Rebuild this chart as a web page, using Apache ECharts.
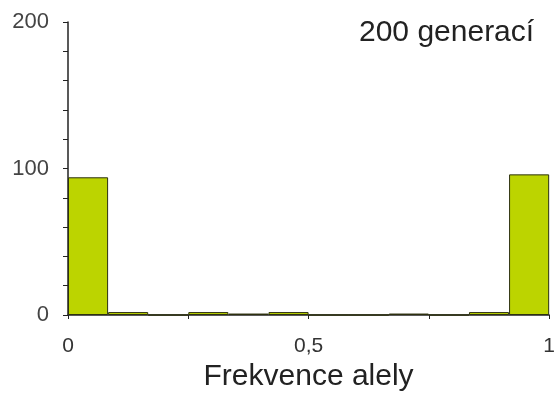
<!DOCTYPE html>
<html>
<head>
<meta charset="utf-8">
<script src="https://cdn.jsdelivr.net/npm/echarts@6/dist/echarts.min.js"></script>
<style>html,body{margin:0;padding:0;background:#fff}#c{width:558px;height:397px}</style>
</head>
<body>
<div id="c"></div>
<script>
// Histogram bins (12 bins from 0 to 1)
const bins = ['0-1/12','1/12-2/12','2/12-3/12','3/12-4/12','4/12-5/12','5/12-6/12','6/12-7/12','7/12-8/12','8/12-9/12','9/12-10/12','10/12-11/12','11/12-1'];
const counts = [94, 2, 0, 2, 1, 2, 0, 0, 1, 0, 2, 96];
const yTickLabels = [0, 100, 200];
const xTickLabels = [0, 0.5, 1];
const titleText = '200 generací';
const xName = 'Frekvence alely';

const chart = echarts.init(document.getElementById('c'));
const font = 'Liberation Sans, Arial, sans-serif';
chart.setOption({
  animation: false,
  backgroundColor: '#fff',
  title: {
    text: titleText, left: 354, top: 13,
    textStyle: {fontFamily: font, fontSize: 30, fontWeight: 'normal', color: '#222'}
  },
  grid: {left: 68, right: 8, top: 22, bottom: 82, containLabel: false},
  xAxis: [{
    type: 'category', data: bins, position: 'bottom',
    boundaryGap: true,
    axisLine: {show: true, lineStyle: {color: '#222', width: 1.5}},
    axisTick: {show: true, length: 4, alignWithLabel: false, lineStyle: {color: '#222'}},
    axisLabel: {show: false},
    splitLine: {show: false}
  }, {
    type: 'value', min: 0, max: 1, interval: 0.5, position: 'bottom',
    axisLine: {show: false}, axisTick: {show: false}, splitLine: {show: false},
    axisLabel: {
      show: true, showMinLabel: true, showMaxLabel: true, margin: 21,
      fontFamily: font, fontSize: 21, color: '#333',
      formatter: v => xTickLabels.some(t => Math.abs(t - v) < 1e-9) ? String(v).replace('.', ',') : ''
    },
    name: xName, nameLocation: 'middle', nameGap: 46,
    nameTextStyle: {fontFamily: font, fontSize: 30, color: '#222'}
  }],
  yAxis: {
    type: 'value', min: 0, max: 200, interval: 20,
    axisLine: {show: true, lineStyle: {color: '#222', width: 1.5}},
    axisTick: {show: true, length: 5, lineStyle: {color: '#222'}},
    splitLine: {show: false},
    axisLabel: {
      margin: 19, fontFamily: font, fontSize: 22, color: '#444',
      formatter: v => yTickLabels.includes(v) ? String(v) : ''
    }
  },
  series: [{
    type: 'bar', xAxisIndex: 0, data: counts,
    barWidth: '100%', barCategoryGap: 0,
    itemStyle: {color: '#bcd400', borderColor: '#2d3110', borderWidth: 1}
  }]
});
</script>
</body>
</html>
☆ ☆ ☆ ☆ ☆ ☆ ☆
Exercise =>
Every line from the start of the listing above through the line with "const xName = 'Frekvence alely';" should be repeated exactly; skip the pictures and add nothing else.

Solution for this task =>
Rebuild this chart as a web page, using Apache ECharts.
<!DOCTYPE html>
<html>
<head>
<meta charset="utf-8">
<script src="https://cdn.jsdelivr.net/npm/echarts@6/dist/echarts.min.js"></script>
<style>html,body{margin:0;padding:0;background:#fff}#c{width:558px;height:397px}</style>
</head>
<body>
<div id="c"></div>
<script>
// Histogram bins (12 bins from 0 to 1)
const bins = ['0-1/12','1/12-2/12','2/12-3/12','3/12-4/12','4/12-5/12','5/12-6/12','6/12-7/12','7/12-8/12','8/12-9/12','9/12-10/12','10/12-11/12','11/12-1'];
const counts = [94, 2, 0, 2, 1, 2, 0, 0, 1, 0, 2, 96];
const yTickLabels = [0, 100, 200];
const xTickLabels = [0, 0.5, 1];
const titleText = '200 generací';
const xName = 'Frekvence alely';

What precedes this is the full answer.